Friday, March 7, 2014

Open Data

"Open Access" to published scientific reports -- especially reports produced using government funds -- has been a topic for heated debate for a number of years. More recently, I've come across an equally heated debate on Twitter about "Open Data". Open Data, similar to its sibling Open Access, asserts that researchers should make the data they collect, clean, and organize freely and publicly available. There are variations in how this should look. Some would have datasets published along with manuscripts. Some would have them posted on an institutional website. Others would have datasets "accessible", but only through a gateway through which interested parties would submit an analysis request to the original researchers, who would do the actual analysis and send the results to the requester.

I can see both sides of the issue. On the one hand, I think publicly funded research should absolutely be made public and freely accessible -- at least, at some point in its life. On the other hand, I think the original researchers should retain credit for the work they did collecting, cleaning, and organizing.

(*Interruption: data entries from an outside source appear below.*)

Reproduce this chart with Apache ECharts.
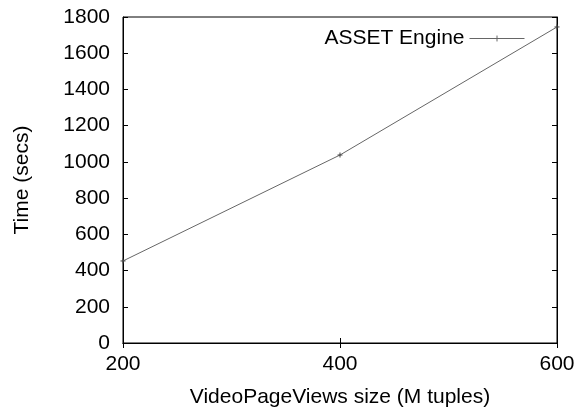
<!DOCTYPE html>
<html><head><meta charset="utf-8">
<script src="https://cdn.jsdelivr.net/npm/echarts@6/dist/echarts.min.js"></script>
<style>html,body{margin:0;padding:0;background:#fff}#c{width:581px;height:409px}</style>
</head><body><div id="c"></div>
<script>
const sizes = [200, 400, 600];
const times = [453, 1038, 1745];
const seriesName = 'ASSET Engine';
const xTitle = 'VideoPageViews size (M tuples)';
const yTitle = 'Time (secs)';

const font = 'Liberation Sans, Arial, sans-serif';
const fs = 21;
const chart = echarts.init(document.getElementById('c'));
const tickStyle = {show: true, inside: true, length: 5, lineStyle: {color: '#000', width: 1}};
const plus = 'path://M0,5L10,5M5,0L5,10';
chart.setOption({
  animation: false,
  grid: {left: 123, right: 24, top: 17, bottom: 66, show: true, borderColor: '#000', borderWidth: 1,
         outerBoundsMode: 'none', containLabel: false},
  legend: {
    show: true, right: 51, top: 23, align: 'right', itemWidth: 55, itemHeight: 12, itemGap: 12,
    textStyle: {fontFamily: font, fontSize: fs, color: '#000'},
    data: [{name: seriesName, icon: 'path://M0,6L56,6M28,3L28,9'}],
    itemStyle: {color: '#666', borderColor: '#666', borderWidth: 1}
  },
  xAxis: [
    {type: 'value', min: 200, max: 600, interval: 200, position: 'bottom',
     axisLine: {show: true, lineStyle: {color: '#000'}}, axisTick: tickStyle, splitLine: {show: false},
     axisLabel: {fontFamily: font, fontSize: fs, color: '#000', margin: 11, formatter: v => String(v)},
     name: xTitle, nameLocation: 'middle', nameGap: 44,
     nameTextStyle: {fontFamily: font, fontSize: fs, color: '#000'}},
    {type: 'value', min: 200, max: 600, interval: 200, position: 'top',
     axisLine: {show: true, lineStyle: {color: '#000'}}, axisTick: tickStyle, splitLine: {show: false},
     axisLabel: {show: false}}
  ],
  yAxis: [
    {type: 'value', min: 0, max: 1800, interval: 200, position: 'left',
     axisLine: {show: true, lineStyle: {color: '#000'}}, axisTick: tickStyle, splitLine: {show: false},
     axisLabel: {fontFamily: font, fontSize: fs, color: '#000', margin: 13, formatter: v => String(v)},
     name: yTitle, nameLocation: 'middle', nameGap: 90, nameRotate: 90,
     nameTextStyle: {fontFamily: font, fontSize: fs, color: '#000'}},
    {type: 'value', min: 0, max: 1800, interval: 200, position: 'right',
     axisLine: {show: true, lineStyle: {color: '#000'}}, axisTick: tickStyle, splitLine: {show: false},
     axisLabel: {show: false}}
  ],
  series: [{
    name: seriesName, type: 'line', data: sizes.map((s, i) => [s, times[i]]),
    symbol: plus, symbolSize: 5, showSymbol: true,
    lineStyle: {color: '#666', width: 1},
    itemStyle: {color: '#666', borderColor: '#444', borderWidth: 1}
  }]
});
</script></body></html>
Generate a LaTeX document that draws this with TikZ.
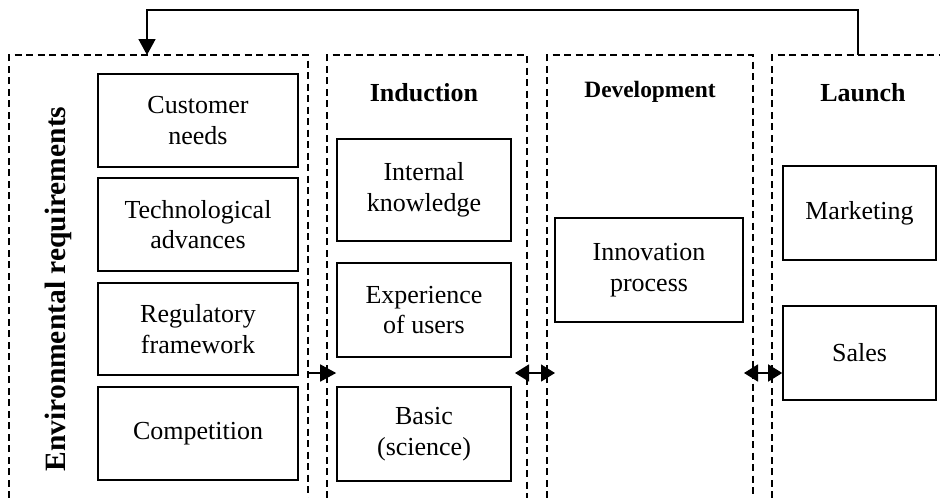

There are deeper issues too. There is the potential for a negative impact on the career paths of researchers whose data "goes public", since their capacity to publish from their data is going to decrease as the number of people with access to their data increases. That is not to say that researchers should be allowed to sit on their data in perpetuity either, but it seems to me that there ought to be balance struck.

Also, there is a particularly sticky issue with human genetic datasets. A tremendous amount of public resources have been and will continue to be poured into genotyping, sequencing, etc. to ferret out the "host" causes of human disease. Shouldn't this data be accessible to as many people as possible, so we can accelerate the process of identifying how genes affect human health? Well, maybe. Then again, is it really ethical to make genotyping and sequencing data fully accessible to anyone on the internet when we know that it is now possible to identify individuals from such data?